Julios de prestigio hubo muchos en la historia: Julio César, Julio Cortázar, Julio Verne. Hoy hablamos del escritor francés...
Sí, me refiero al que siempre estuvo disponible, como un inseparable amigo, durante esos años de infancia y juventud. El que me ayudaba a conciliar el sueño cuando me iba a la cama, el que me entretenía las largas tardes de invierno mientras caía la lluvia tras la ventana, incluso el que me acompañaba sin una queja cuando tuve que guardar cama en alguna ocasión por motivo de una enfermedad pasajera.

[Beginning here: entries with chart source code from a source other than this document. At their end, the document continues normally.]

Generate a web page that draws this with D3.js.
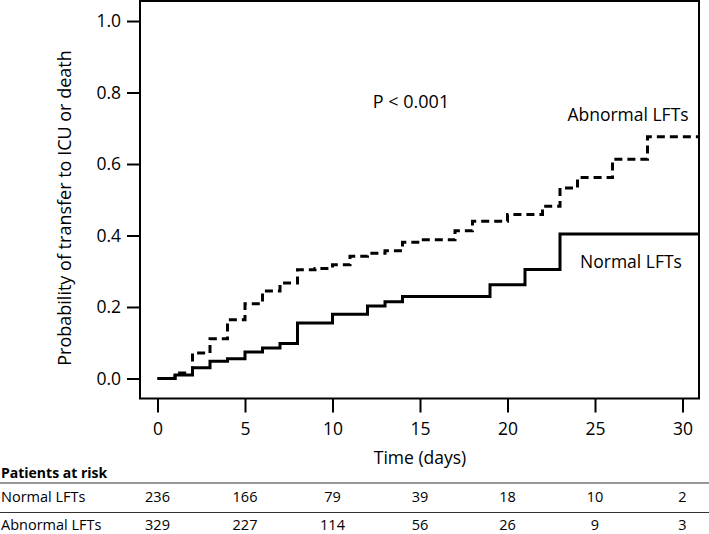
<!DOCTYPE html>
<html>
<head>
<meta charset="utf-8">
<script src="https://cdn.jsdelivr.net/npm/d3@7"></script>
<style>
  body { margin: 0; background: #fff; }
  svg text { font-family: "Open Sans", sans-serif; fill: #000; }
</style>
</head>
<body>
<svg width="709" height="534"></svg>
<script>
// time points (days) and cumulative probability for each group
var normalTimes = [0, 1, 2, 3, 4, 5, 6, 7, 8, 10, 12, 13, 14, 19, 21, 23, 31];
var normalProb  = [0, 0.01, 0.03, 0.048, 0.055, 0.074, 0.085, 0.098, 0.155, 0.18, 0.203, 0.215, 0.229, 0.262, 0.305, 0.404, 0.404];

var abnormalTimes = [0, 1, 2, 3, 4, 5, 6, 7, 8, 9, 10, 11, 12, 13, 14, 15, 17, 18, 20, 22, 23, 24, 26, 28, 31];
var abnormalProb  = [0, 0.015, 0.071, 0.111, 0.164, 0.209, 0.245, 0.267, 0.304, 0.308, 0.318, 0.342, 0.35, 0.357, 0.381, 0.388, 0.413, 0.44, 0.459, 0.482, 0.533, 0.562, 0.613, 0.676, 0.676];

var xTicks = [0, 5, 10, 15, 20, 25, 30];
var yTicks = [0, 0.2, 0.4, 0.6, 0.8, 1.0];

var riskLabels = ['Normal LFTs', 'Abnormal LFTs'];
var riskNormal = [236, 166, 79, 39, 18, 10, 2];
var riskAbnormal = [329, 227, 114, 56, 26, 9, 3];

(function draw() {
  var svg = d3.select('svg');
  var left = 140, right = 699, top = 1, bottom = 398.5;

  var x = d3.scaleLinear().domain([-1, 31]).range([left, right + 1]);
  var y = d3.scaleLinear().domain([-0.056, 1.056]).range([bottom, top]);

  // frame
  svg.append('rect')
    .attr('x', left).attr('y', top)
    .attr('width', right - left).attr('height', bottom - top)
    .attr('fill', 'none').attr('stroke', '#000').attr('stroke-width', 2);

  // axes
  var yAxis = svg.append('g')
    .attr('transform', 'translate(' + left + ',0)')
    .call(d3.axisLeft(y).tickValues(yTicks).tickFormat(d3.format('.1f')).tickSize(13).tickPadding(6));
  var xAxis = svg.append('g')
    .attr('transform', 'translate(0,' + bottom + ')')
    .call(d3.axisBottom(x).tickValues(xTicks).tickSize(14).tickPadding(10));

  [xAxis, yAxis].forEach(function (g) {
    g.select('.domain').remove();
    g.selectAll('line').attr('stroke', '#000').attr('stroke-width', 2);
    g.selectAll('text').style('font-family', '"Open Sans", sans-serif').style('font-size', '17.5px').attr('fill', '#000');
  });

  // curves
  var line = d3.line()
    .x(function (d) { return x(d[0]); })
    .y(function (d) { return y(d[1]); })
    .curve(d3.curveStepAfter);

  svg.append('path')
    .datum(d3.zip(normalTimes, normalProb))
    .attr('d', line)
    .attr('fill', 'none').attr('stroke', '#000').attr('stroke-width', 3);

  svg.append('path')
    .datum(d3.zip(abnormalTimes, abnormalProb))
    .attr('d', line)
    .attr('fill', 'none').attr('stroke', '#000').attr('stroke-width', 3)
    .attr('stroke-dasharray', '8,5');

  // annotations
  svg.append('text').attr('x', 411).attr('y', 108).attr('text-anchor', 'middle')
    .style('font-size', '18px').text('P < 0.001');
  svg.append('text').attr('x', 628).attr('y', 121).attr('text-anchor', 'middle')
    .style('font-size', '17.5px').text('Abnormal LFTs');
  svg.append('text').attr('x', 631).attr('y', 268).attr('text-anchor', 'middle')
    .style('font-size', '17.5px').text('Normal LFTs');

  // axis titles
  svg.append('text').attr('x', x(15)).attr('y', 464).attr('text-anchor', 'middle')
    .style('font-size', '17.5px').text('Time (days)');
  svg.append('text')
    .attr('transform', 'translate(71,208) rotate(-90)')
    .attr('text-anchor', 'middle')
    .style('font-size', '18px').text('Probability of transfer to ICU or death');

  // risk table
  svg.append('text').attr('x', 1).attr('y', 478).style('font-size', '14px').style('font-weight', 'bold')
    .text('Patients at risk');
  [483, 512.5].forEach(function (yy) {
    svg.append('line').attr('x1', 0).attr('x2', 709).attr('y1', yy).attr('y2', yy)
      .attr('stroke', '#333').attr('stroke-width', 1.2);
  });

  var rows = [riskNormal, riskAbnormal];
  var rowBase = [502, 530];
  rows.forEach(function (vals, r) {
    svg.append('text').attr('x', 1).attr('y', rowBase[r]).style('font-size', '14.5px').text(riskLabels[r]);
    svg.selectAll(null).data(vals).enter().append('text')
      .attr('x', function (d, i) { return x(xTicks[i]); })
      .attr('y', rowBase[r])
      .attr('text-anchor', 'middle')
      .style('font-size', '14.5px')
      .text(function (d) { return d; });
  });
})();
</script>
</body>
</html>
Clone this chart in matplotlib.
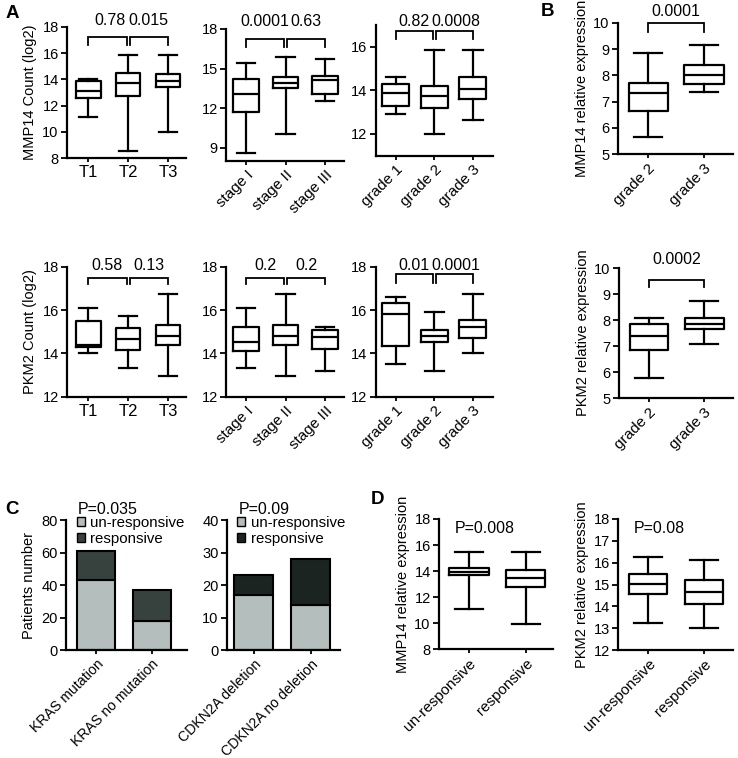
import matplotlib
matplotlib.use('Agg')
import matplotlib.pyplot as plt
from matplotlib.patches import Patch
import matplotlib.transforms as mtransforms

plt.rcParams['font.family'] = ['Liberation Sans', 'DejaVu Sans']
plt.rcParams['font.size'] = 10

# ---------------- data ----------------
t_labels = ['T1', 'T2', 'T3']
stage_labels = ['stage I', 'stage II', 'stage III']
grade_labels = ['grade 1', 'grade 2', 'grade 3']
grade23_labels = ['grade 2', 'grade 3']
resp_labels = ['un-responsive', 'responsive']

# five-number summaries: [whisker low, Q1, median, Q3, whisker high]
mmp14_T = [[11.1, 12.6, 13.1, 13.9, 14.0], [8.5, 12.7, 13.7, 14.5, 15.9], [10.0, 13.4, 13.9, 14.4, 15.9]]
mmp14_stage = [[8.6, 11.7, 13.1, 14.2, 15.45], [10.05, 13.5, 13.9, 14.37, 15.85], [12.53, 13.09, 14.17, 14.47, 15.74]]
mmp14_grade = [[12.9, 13.27, 13.88, 14.31, 14.62], [12.0, 13.2, 13.74, 14.19, 15.85], [12.62, 13.58, 14.08, 14.59, 15.85]]
mmp14_grade_B = [[5.66, 6.65, 7.32, 7.72, 8.86], [7.38, 7.66, 8.0, 8.39, 9.15]]
pkm2_T = [[14.0, 14.3, 14.38, 15.5, 16.08], [13.31, 14.14, 14.66, 15.15, 15.72], [12.95, 14.37, 14.82, 15.31, 16.74]]
pkm2_stage = [[13.31, 14.12, 14.54, 15.2, 16.08], [12.95, 14.37, 14.82, 15.31, 16.74], [13.18, 14.2, 14.74, 15.08, 15.23]]
pkm2_grade = [[13.49, 14.34, 15.82, 16.34, 16.58], [13.18, 14.54, 14.82, 15.08, 15.92], [14.0, 14.69, 15.2, 15.54, 16.74]]
pkm2_grade_B = [[5.79, 6.85, 7.38, 7.87, 8.10], [7.1, 7.67, 7.87, 8.08, 8.73]]
mmp14_resp = [[11.08, 13.67, 13.97, 14.23, 15.44], [9.97, 12.77, 13.51, 14.05, 15.44]]
pkm2_resp = [[13.22, 14.55, 15.02, 15.47, 16.28], [12.99, 14.11, 14.65, 15.21, 16.1]]

p_mmp14_T = ['0.78', '0.015']
p_mmp14_stage = ['0.0001', '0.63']
p_mmp14_grade = ['0.82', '0.0008']
p_mmp14_B = ['0.0001']
p_pkm2_T = ['0.58', '0.13']
p_pkm2_stage = ['0.2', '0.2']
p_pkm2_grade = ['0.01', '0.0001']
p_pkm2_B = ['0.0002']

kras_labels = ['KRAS mutation', 'KRAS no mutation']
kras_unresp = [43, 18]
kras_resp = [18, 19]
cdkn2a_labels = ['CDKN2A deletion', 'CDKN2A no deletion']
cdkn2a_unresp = [17, 14]
cdkn2a_resp = [6, 14]
p_kras = 'P=0.035'
p_cdkn2a = 'P=0.09'
p_mmp14_resp = 'P=0.008'
p_pkm2_resp = 'P=0.08'

light = '#b4bebc'
dark_kras = '#37423f'
dark_cdkn = '#1c2422'

# ---------------- layout helpers ----------------
W, H = 738, 758
fig = plt.figure(figsize=(W / 100, H / 100), dpi=100)
LW = 1.6


def add_ax(x0, x1, ytop, ybot):
    return fig.add_axes([x0 / W, 1 - ybot / H, (x1 - x0) / W, (ybot - ytop) / H])


def style(ax, xlim, ylim, yticks):
    ax.set_xlim(xlim)
    ax.set_ylim(ylim)
    ax.set_yticks(yticks)
    for s in ['top', 'right']:
        ax.spines[s].set_visible(False)
    for s in ['left', 'bottom']:
        ax.spines[s].set_linewidth(LW)
    ax.tick_params(width=1.3, length=4, labelsize=10.5, pad=2)
    ax.tick_params(axis='x', length=3)


def box(ax, summaries, labels, width, xlim, ylim, yticks, rot=False):
    stats = [dict(whislo=s[0], q1=s[1], med=s[2], q3=s[3], whishi=s[4], fliers=[])
             for s in summaries]
    pos = list(range(len(stats)))
    ax.bxp(stats, positions=pos, widths=width, capwidths=width * 0.72, showfliers=False,
           boxprops=dict(color='k', linewidth=LW), whiskerprops=dict(color='k', linewidth=LW),
           capprops=dict(color='k', linewidth=LW), medianprops=dict(color='k', linewidth=LW))
    style(ax, xlim, ylim, yticks)
    ax.set_xticks(pos)
    if rot:
        ax.set_xticklabels(labels, rotation=45, ha='right', rotation_mode='anchor', fontsize=11)
    else:
        ax.set_xticklabels(labels, fontsize=12)


def brackets(ax, pairs, texts, ytop, ydrop, ytext, tx=None):
    tr = mtransforms.blended_transform_factory(ax.transData, ax.transAxes)
    for i, ((a, b), t) in enumerate(zip(pairs, texts)):
        ax.plot([a, a, b, b], [ydrop, ytop, ytop, ydrop], transform=tr, color='k',
                lw=1.3, clip_on=False, solid_joinstyle='miter')
        x = (a + b) / 2 if tx is None else tx[i]
        ax.text(x, ytext, t, transform=tr, ha='center', va='center', fontsize=11.5)


pairs3 = [(0, 0.96), (1.04, 2)]
pairs2 = [(0, 1)]

# ---------------- Panel A, row 1 ----------------
ax = add_ax(67, 186, 27, 158)
box(ax, mmp14_T, t_labels, 0.62, (-0.53, 2.45), (8, 18), [8, 10, 12, 14, 16, 18])
ax.set_ylabel('MMP14 Count (log2)', fontsize=10.5, labelpad=4)
brackets(ax, pairs3, p_mmp14_T, 0.924, 0.865, 1.046, tx=[0.55, 1.52])

ax = add_ax(226, 344, 29, 161)
box(ax, mmp14_stage, stage_labels, 0.64, (-0.51, 2.48), (8, 18), [9, 12, 15, 18], rot=True)
brackets(ax, pairs3, p_mmp14_stage, 0.924, 0.866, 1.06)

ax = add_ax(375.7, 493, 25, 155.7)
box(ax, mmp14_grade, grade_labels, 0.7, (-0.52, 2.52), (11, 17), [12, 14, 16], rot=True)
brackets(ax, pairs3, p_mmp14_grade, 0.956, 0.893, 1.028, tx=[0.46, 1.56])

# ---------------- Panel B ----------------
ax = add_ax(618, 733, 23, 154)
box(ax, mmp14_grade_B, grade23_labels, 0.7, (-0.54, 1.52), (5, 10), [5, 6, 7, 8, 9, 10], rot=True)
ax.set_ylabel('MMP14 relative expression', fontsize=10.5, labelpad=3)
brackets(ax, pairs2, p_mmp14_B, 0.998, 0.934, 1.086)

# ---------------- Panel A, row 2 ----------------
ax = add_ax(67, 186, 266.7, 396.7)
box(ax, pkm2_T, t_labels, 0.62, (-0.53, 2.45), (12, 18), [12, 14, 16, 18])
ax.set_ylabel('PKM2 Count (log2)', fontsize=10.5, labelpad=4)
brackets(ax, pairs3, p_pkm2_T, 0.915, 0.867, 1.013)

ax = add_ax(226, 344, 266.7, 396.7)
box(ax, pkm2_stage, stage_labels, 0.64, (-0.51, 2.48), (12, 18), [12, 14, 16, 18], rot=True)
brackets(ax, pairs3, p_pkm2_stage, 0.915, 0.867, 1.013)

ax = add_ax(375.7, 493, 266.7, 396.7)
box(ax, pkm2_grade, grade_labels, 0.7, (-0.52, 2.52), (12, 18), [12, 14, 16, 18], rot=True)
brackets(ax, pairs3, p_pkm2_grade, 0.942, 0.877, 1.013, tx=[0.46, 1.56])

ax = add_ax(619, 733, 268.3, 398)
box(ax, pkm2_grade_B, grade23_labels, 0.7, (-0.54, 1.52), (5, 10), [5, 6, 7, 8, 9, 10], rot=True)
ax.set_ylabel('PKM2 relative expression', fontsize=10.5, labelpad=3)
brackets(ax, pairs2, p_pkm2_B, 0.91, 0.858, 1.07)


# ---------------- Panel C ----------------
def stacked(ax, labels, unresp, resp, dark, xlim, ylim, yticks, ptext):
    x = list(range(len(labels)))
    ax.bar(x, unresp, width=0.68, color=light, edgecolor='k', linewidth=1.5, zorder=2)
    ax.bar(x, resp, bottom=unresp, width=0.68, color=dark, edgecolor='k', linewidth=1.5, zorder=2)
    style(ax, xlim, ylim, yticks)
    ax.set_xticks(x)
    ax.set_xticklabels(labels, rotation=45, ha='right', rotation_mode='anchor', fontsize=10.2)
    handles = [Patch(facecolor=light, edgecolor='k', linewidth=1.0),
               Patch(facecolor=dark, edgecolor='k', linewidth=1.0)]
    ax.legend(handles, ['un-responsive', 'responsive'], loc='upper left',
              bbox_to_anchor=(0.09, 1.03), frameon=False, handlelength=0.55,
              handleheight=0.55, handletextpad=0.35, borderpad=0, borderaxespad=0,
              labelspacing=0.12, fontsize=10.8)
    ax.text(0.1, 1.084, ptext, transform=ax.transAxes, ha='left', va='center', fontsize=11.5)


ax = add_ax(66, 187, 520, 650.3)
stacked(ax, kras_labels, kras_unresp, kras_resp, dark_kras, (-0.54, 1.63), (0, 80),
        [0, 20, 40, 60, 80], p_kras)
ax.set_ylabel('Patients number', fontsize=10.5, labelpad=4)

ax = add_ax(227, 340, 520, 650.3)
stacked(ax, cdkn2a_labels, cdkn2a_unresp, cdkn2a_resp, dark_cdkn, (-0.47, 1.51), (0, 40),
        [0, 10, 20, 30, 40], p_cdkn2a)

# ---------------- Panel D ----------------
ax = add_ax(439, 553, 519, 649.3)
box(ax, mmp14_resp, resp_labels, 0.69, (-0.53, 1.48), (8, 18), [8, 10, 12, 14, 16, 18], rot=True)
ax.set_ylabel('MMP14 relative expression', fontsize=10.5, labelpad=3)
ax.text(0.14, 0.93, p_mmp14_resp, transform=ax.transAxes, ha='left', va='center', fontsize=11.5)

ax = add_ax(618, 733, 519, 650)
box(ax, pkm2_resp, resp_labels, 0.69, (-0.54, 1.52), (12, 18), [12, 13, 14, 15, 16, 17, 18], rot=True)
ax.set_ylabel('PKM2 relative expression', fontsize=10.5, labelpad=3)
ax.text(0.14, 0.93, p_pkm2_resp, transform=ax.transAxes, ha='left', va='center', fontsize=11.5)

# ---------------- panel letters ----------------
for letter, (px, py) in {'A': (12, 13), 'B': (547, 12), 'C': (12, 510), 'D': (378, 499)}.items():
    fig.text(px / W, 1 - py / H, letter, ha='center', va='center', fontsize=13.5,
             fontweight='bold')

fig.savefig('out.png', dpi=100)
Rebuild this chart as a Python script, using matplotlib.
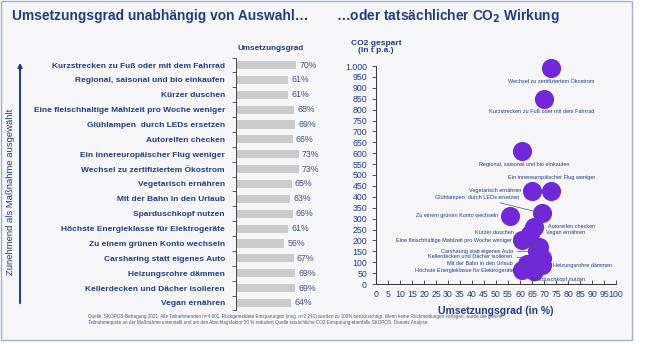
import matplotlib.pyplot as plt
from matplotlib.patches import Rectangle, FancyArrowPatch
from matplotlib.ticker import FuncFormatter, MultipleLocator

plt.rcParams['font.family'] = ['Liberation Sans', 'DejaVu Sans']

measures = ["Kurzstrecken zu Fuß oder mit dem Fahrrad", "Regional, saisonal und bio einkaufen",
            "Kürzer duschen", "Eine fleischhaltige Mahlzeit pro Woche weniger",
            "Glühlampen  durch LEDs ersetzen", "Autoreifen checken", "Ein innereuropäischer Flug weniger",
            "Wechsel zu zertifiziertem Ökostrom", "Vegetarisch ernähren", "Mit der Bahn in den Urlaub",
            "Sparduschkopf nutzen", "Höchste Energieklasse für Elektrogeräte", "Zu einem grünen Konto wechseln",
            "Carsharing statt eigenes Auto", "Heizungsrohre dämmen", "Kellerdecken und Dächer isolieren",
            "Vegan ernähren"]
rate = [70, 61, 61, 68, 69, 66, 73, 73, 65, 63, 66, 61, 56, 67, 69, 69, 64]
co2 = [850, 610, 200, 170, 325, 260, 425, 990, 425, 90, 60, 65, 310, 150, 85, 120, 230]

NAVY = '#1f3c88'
PURPLE = '#7028d8'

fig = plt.figure(figsize=(6.5, 3.44), dpi=100)
W, H = 650, 344


def fx(px):
    return px / W


def fy(py):
    return 1 - py / H


# slide panel
fig.add_artist(Rectangle((fx(1), fy(340)), fx(631), 339 / H, transform=fig.transFigure,
                         facecolor='#f6f6f8', edgecolor='#a3aed0', lw=1, zorder=-5))

fig.text(fx(12), fy(16), "Umsetzungsgrad unabhängig von Auswahl…", fontsize=9.9, fontweight='bold',
         color=NAVY, va='center')
fig.text(fx(336), fy(16), "…oder tatsächlicher CO$_\\mathbf{2}$ Wirkung", fontsize=9.9, fontweight='bold',
         color=NAVY, va='center')

# left arrow and note
fig.add_artist(FancyArrowPatch((fx(20), fy(306)), (fx(20), fy(60)), transform=fig.transFigure,
                               arrowstyle='-|>', mutation_scale=6, color=NAVY, lw=1.4))
fig.text(fx(11), fy(192), "Zunehmend als Maßnahme ausgewählt", rotation=90, fontsize=6.8,
         color=NAVY, ha='center', va='center')

# bar chart
top, bot = 57.6, 310.4
ax = fig.add_axes([fx(236), fy(bot), fx(86), (bot - top) / H])
ax.set_facecolor('none')
pos = list(range(len(measures)))
ax.barh(pos, rate, height=0.55, color='#cbcbcb')
for p, v in zip(pos, rate):
    ax.annotate(f"{v}%", (v, p), xytext=(3, 0), textcoords='offset pixels', va='center',
                fontsize=6.3, color='#3b4f86')
ax.set_xlim(0, 100)
ax.set_ylim(len(measures) - 0.5, -0.5)
ax.set_yticks(pos)
ax.set_yticklabels(measures, fontsize=6.0, fontweight='bold', color=NAVY)
ax.set_yticks([p - 0.5 for p in pos] + [len(measures) - 0.5], minor=True)
ax.tick_params(axis='y', which='major', length=0, pad=8)
ax.tick_params(axis='y', which='minor', length=3, width=0.6, color='#444444')
ax.set_xticks([])
for s in ['top', 'right', 'bottom']:
    ax.spines[s].set_visible(False)
ax.spines['left'].set_color('#444444')
ax.spines['left'].set_linewidth(0.7)
fig.text(fx(238), fy(49), "Umsetzungsgrad", fontsize=5.9, fontweight='bold', color=NAVY, va='center')

# scatter
sx = fig.add_axes([fx(376), fy(284), fx(240), 218 / H])
sx.set_facecolor('none')
sx.scatter(rate, co2, s=190, color=PURPLE, zorder=3, clip_on=False, linewidths=0)
sx.set_xlim(0, 100)
sx.set_ylim(0, 1000)
sx.xaxis.set_major_locator(MultipleLocator(5))
sx.yaxis.set_major_locator(MultipleLocator(50))
sx.yaxis.set_major_formatter(FuncFormatter(lambda v, _: f"{int(v):,}".replace(',', '.')))
sx.tick_params(axis='both', labelsize=6.3, labelcolor=NAVY, length=3, width=0.6, color='#333333')
sx.tick_params(axis='x', direction='in', pad=4)
for s in ['top', 'right']:
    sx.spines[s].set_visible(False)
for s in ['left', 'bottom']:
    sx.spines[s].set_color('#333333')
    sx.spines[s].set_linewidth(0.7)
sx.set_xlabel("Umsetzungsgrad (in %)", fontsize=7.5, fontweight='bold', color=NAVY, labelpad=5)
fig.text(fx(376), fy(47), "CO2 gespart\n(in t p.a.)", fontsize=6, fontweight='bold', color=NAVY,
         ha='center', va='center', linespacing=1.1)

# point labels: (dx, dy) in pixels, alignment, connector
label_pos = {
    "Wechsel zu zertifiziertem Ökostrom": (0, -13, 'center', False),
    "Kurzstrecken zu Fuß oder mit dem Fahrrad": (-2, -13, 'center', False),
    "Regional, saisonal und bio einkaufen": (2, -13, 'center', False),
    "Ein innereuropäischer Flug weniger": (0, 14, 'center', False),
    "Vegetarisch ernähren": (-11, 1, 'right', False),
    "Glühlampen  durch LEDs ersetzen": (-22, 16, 'right', True),
    "Zu einem grünen Konto wechseln": (-12, 1, 'right', False),
    "Autoreifen checken": (14, 1, 'left', True),
    "Vegan ernähren": (16, 1, 'left', True),
    "Kürzer duschen": (-9, 8, 'right', True),
    "Eine fleischhaltige Mahlzeit pro Woche weniger": (-27, 6, 'right', True),
    "Carsharing statt eigenes Auto": (-24, 0, 'right', True),
    "Kellerdecken und Dächer isolieren": (-29, 1, 'right', True),
    "Mit der Bahn in den Urlaub": (-14, 1, 'right', True),
    "Höchste Energieklasse für Elektrogeräte": (-9, -1, 'right', False),
    "Heizungsrohre dämmen": (11, 0, 'left', False),
    "Sparduschkopf nutzen": (23, -9, 'center', True),
}
for name, x, y in zip(measures, rate, co2):
    dx, dy, ha, line = label_pos[name]
    kw = {}
    if line:
        kw['arrowprops'] = dict(arrowstyle='-', color='#555555', lw=0.5, shrinkA=1, shrinkB=2)
    sx.annotate(name, (x, y), xytext=(dx, dy), textcoords='offset pixels',
                ha=ha, va='center', fontsize=4.0, color=NAVY, zorder=4, annotation_clip=False, **kw)

fig.text(fx(88), fy(314), "Quelle: SKOPOS-Befragung 2021. Alle Teilnehmenden n=4.901. Rückgemeldete Einsparungen "
         "(insg. n=2.241) wurden zu 100% berücksichtigt. Wenn keine Rückmeldungen vorlagen, wurde die gleiche\n"
         "Teilnahmequote an der Maßnahme unterstellt und um den Abschlagsfaktor 50 % reduziert Quelle tatsächliche "
         "CO2 Einsparung ebenfalls SKOPOS. Donatis Analyse",
         fontsize=3.3, color='#555577', va='top', linespacing=1.25)

fig.savefig('out.png', dpi=100)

Nunca me falló. Y recibí mucho a cambio: el placer de la lectura, participar en aventuras y viajes imposibles contrarreloj, disfrutar de las peripecias de personajes como Phileas Fogg, el profesor Lidenbrock o el Capitán Nemo, luchar contra animales prehistóricos, dar la vuelta al mundo en 80 días, pelear contra los piratas próximos al faro del fin del mundo, viajar a la Luna, sumergirme en las profundidades del océano a bordo del Nautilus, descender hasta el corazón mismo del planeta introduciéndome por el cráter del Sneffels e internándome por ese dédalo de oscuras y frías galerías…
Con este escritor podía viajar, traspasar fronteras, visitar países y gentes sin ayuda del televisor y sin moverme de mi casa. Porque para eso estaba el globo, protagonista de más de una novela, que me servía para alejarme del mundo prosaico y anodino que me tocó vivir en aquellos días sin libertad, en una España plomiza, gris, llena de prohibiciones. Una España en blanco y negro, como la tele o el Nodo de aquellos tiempos terribles…Y la lectura obraba el milagro de trasladarme a otros remotos lugares, llenos de islas fantásticas, enemigos despiadados, animales salvajes, expediciones peligrosas. Y así, con la ayuda del globo, conseguir evadirme, elevarme, alejarme y, de mano de vientos favorables, poder llegar a tantos sitios sin necesidad de pasaporte ni de aduanas. El mundo, con todas sus maravillas, quedaba al alcance de mi mano.